Careful you don’t choke on the verbal flood that seems to be spewing from your newly acquired doctorate.
Many people are happy with one well chosen word as opposed to a mountain of words whose sole purpose is to hide meaning and create false prophets. I thought the purpose of education was to teach and enlighten not to baffle with bullshit.
I look forward to your future proclamations.
John Elliott
April 7, 2013 at 3:13 am
G’Day John, I’m surprised with your comment as you are missing my argument totally – It was my intention to discuss an idea in a genuine and thoughtful way. Your comments seem to be coming from another some other place with some other angst and agendas.
My whole issue is about time making – digital or otherwise – not about how great darkrooms were. As you know not many photographers rarely used them, hiring darkroom jockies to do their prints.
Then we touched and handled photographs and there was time. Not only because we had to process or wait for the lab to run them for us, but also the time between the experience of making a photograph and our use of it as a product of experience and/or documentation.

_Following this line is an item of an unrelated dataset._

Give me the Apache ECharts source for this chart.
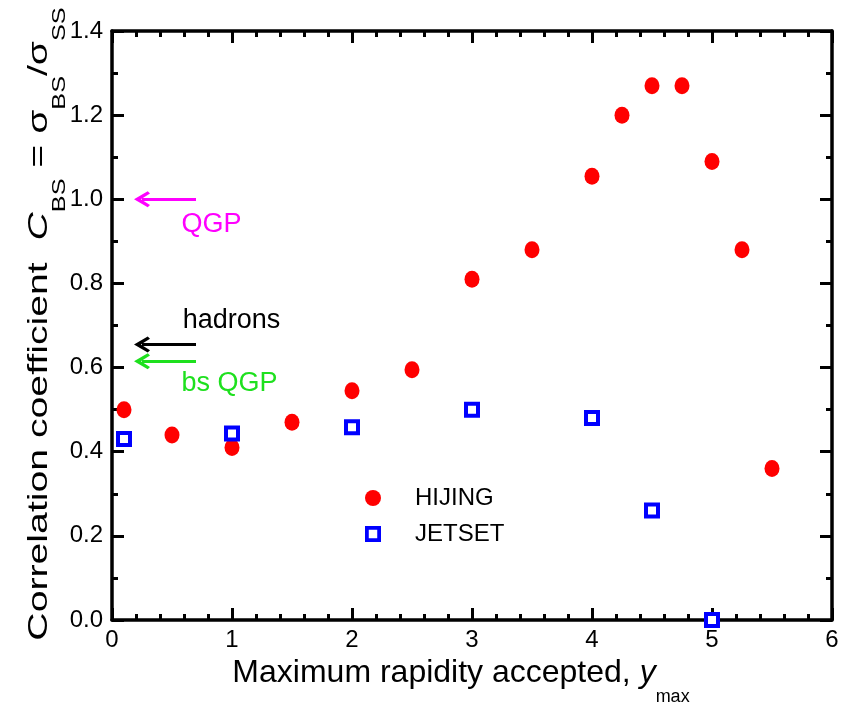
<!DOCTYPE html>
<html>
<head>
<meta charset="utf-8">
<script src="https://cdn.jsdelivr.net/npm/echarts@6/dist/echarts.min.js"></script>
<style>html,body{margin:0;background:#fff}#chart{width:852px;height:705px}</style>
</head>
<body>
<div id="chart"></div>
<script>
// HIJING points (red circles)
const hijingX = [0.1, 0.5, 1.0, 1.5, 2.0, 2.5, 3.0, 3.5, 4.0, 4.25, 4.5, 4.75, 5.0, 5.25, 5.5];
const hijingY = [0.50, 0.44, 0.41, 0.47, 0.545, 0.595, 0.81, 0.88, 1.055, 1.20, 1.27, 1.27, 1.09, 0.88, 0.36];
// JETSET points (blue open squares)
const jetsetX = [0.1, 1.0, 2.0, 3.0, 4.0, 4.5, 5.0];
const jetsetY = [0.43, 0.443, 0.458, 0.50, 0.48, 0.26, 0.0];
// reference arrows on the left
const arrowY = [1.0, 0.655, 0.615];
const arrowFrom = 0.7;
const arrowTo = 0.25;
const noteText = ['QGP', 'hadrons', 'bs QGP'];
const noteX = [0.58, 0.59, 0.58];
const noteY = [0.939, 0.711, 0.563];
const noteColor = ['#ff00ff', '#000000', '#1ee01e'];

const FONT = 'Liberation Sans';
const chevron = 'path://M7,0 L14,9 L12,10.5 L7,4.5 L2,10.5 L0,9 Z';
const hollowSquare = 'path://M0,0 L17,0 L17,17 L0,17 Z M4,4 L4,13 L13,13 L13,4 Z';

function zip(xs, ys) { return xs.map((x, i) => [x, ys[i]]); }

function axisStyle(split) {
  return {
    axisLine: {onZero: false, lineStyle: {color: '#000', width: 3.5}},
    axisTick: {inside: true, length: 12, lineStyle: {color: '#000', width: 3}},
    minorTick: {show: true, splitNumber: split, length: 6, lineStyle: {color: '#000', width: 3}},
    splitLine: {show: false}
  };
}

const chart = echarts.init(document.getElementById('chart'));
chart.setOption({
  animation: false,
  backgroundColor: '#fff',
  textStyle: {fontFamily: FONT},
  grid: {left: 112, right: 20, top: 31, bottom: 85, outerBoundsMode: 'none', containLabel: false},
  xAxis: [
    Object.assign({
      type: 'value', min: 0, max: 6, interval: 1, position: 'bottom',
      axisLabel: {fontSize: 24, color: '#000', margin: 8, fontFamily: FONT},
      name: '{n|Maximum rapidity accepted, }{i|y}{s|max}',
      nameLocation: 'middle', nameGap: 37,
      nameTextStyle: {
        padding: [0, 22, 0, 0],
        rich: {
          n: {fontSize: 32, lineHeight: 34, verticalAlign: 'top', color: '#000', fontFamily: FONT},
          i: {fontSize: 32, lineHeight: 34, verticalAlign: 'top', fontStyle: 'italic', color: '#000', fontFamily: FONT},
          s: {fontSize: 18, lineHeight: 18, verticalAlign: 'top', padding: [31, 0, 0, 0], color: '#000', fontFamily: FONT}
        }
      }
    }, axisStyle(5)),
    Object.assign({
      type: 'value', min: 0, max: 6, interval: 1, position: 'top',
      axisLabel: {show: false}
    }, axisStyle(5))
  ],
  yAxis: [
    Object.assign({
      type: 'value', min: 0, max: 1.4, interval: 0.2, position: 'left',
      axisLabel: {fontSize: 24, color: '#000', margin: 9, fontFamily: FONT, formatter: v => v.toFixed(1)}
    }, axisStyle(2)),
    Object.assign({
      type: 'value', min: 0, max: 1.4, interval: 0.2, position: 'right',
      axisLabel: {show: false}
    }, axisStyle(2))
  ],
  // y axis title, stretched along its length like the original
  graphic: [{
    type: 'text', x: 40, y: 324, rotation: Math.PI / 2, scaleX: 1.4, scaleY: 1,
    style: {
      text: '{n|Correlation coefficient  }{i|C}{s|BS}{n| = σ}{s|BS}{n|/σ}{s|SS}',
      align: 'center', verticalAlign: 'middle', fill: '#000',
      fontSize: 28, fontFamily: FONT,
      rich: {
        n: {fontSize: 28, lineHeight: 30, verticalAlign: 'top', fill: '#000', fontFamily: FONT},
        i: {fontSize: 28, lineHeight: 30, verticalAlign: 'top', fontStyle: 'italic', fill: '#000', fontFamily: FONT},
        s: {fontSize: 18, lineHeight: 18, verticalAlign: 'top', padding: [26, 0, 0, 0], fill: '#000', fontFamily: FONT}
      }
    }
  }],
  legend: {
    orient: 'vertical', left: 360, top: 481, itemWidth: 16, itemHeight: 16, itemGap: 12,
    selectedMode: false,
    textStyle: {fontSize: 24, color: '#000', fontFamily: FONT, padding: [0, 0, 0, 29]},
    data: [
      {name: 'HIJING'},
      {name: 'JETSET', icon: hollowSquare, itemStyle: {color: '#0000ff', borderWidth: 0}}
    ]
  },
  series: [
    {
      name: 'arrows', type: 'lines', coordinateSystem: 'cartesian2d',
      symbol: ['none', chevron], symbolSize: [14, 16], z: 3,
      data: arrowY.map((y, i) => ({
        coords: [[arrowFrom, y], [arrowTo, y]],
        lineStyle: {color: noteColor[i], width: 3, opacity: 1}
      }))
    },
    {
      name: 'notes', type: 'scatter', symbolSize: 0, silent: true,
      itemStyle: {opacity: 1},
      data: noteText.map((t, i) => ({
        name: t, value: [noteX[i], noteY[i]],
        label: {color: noteColor[i]}
      })),
      label: {
        show: true, position: 'right', distance: 0,
        textBorderWidth: 0, formatter: '{b}', fontSize: 27, fontFamily: FONT
      }
    },
    {
      name: 'HIJING', type: 'scatter', symbol: 'circle', symbolSize: [15, 17],
      itemStyle: {color: '#ff0000', opacity: 1},
      data: zip(hijingX, hijingY)
    },
    {
      name: 'JETSET', type: 'scatter', symbol: 'rect', symbolSize: 12,
      itemStyle: {color: '#ffffff', borderColor: '#0000ff', borderWidth: 4, opacity: 1},
      data: zip(jetsetX, jetsetY)
    }
  ]
});
</script>
</body>
</html>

What having an exhibition does, and you know this well, is that it demands of us that we review, re-connect and handle our images physically and metaphorically. The images presented on a wall – or for that matter a book – are made with time and that time is given to the viewer in their contemplation of the work.
After all is said and done, the image and its communication is ultimately the only value that a photograph can have – not its origins in digi-land or darkrooms …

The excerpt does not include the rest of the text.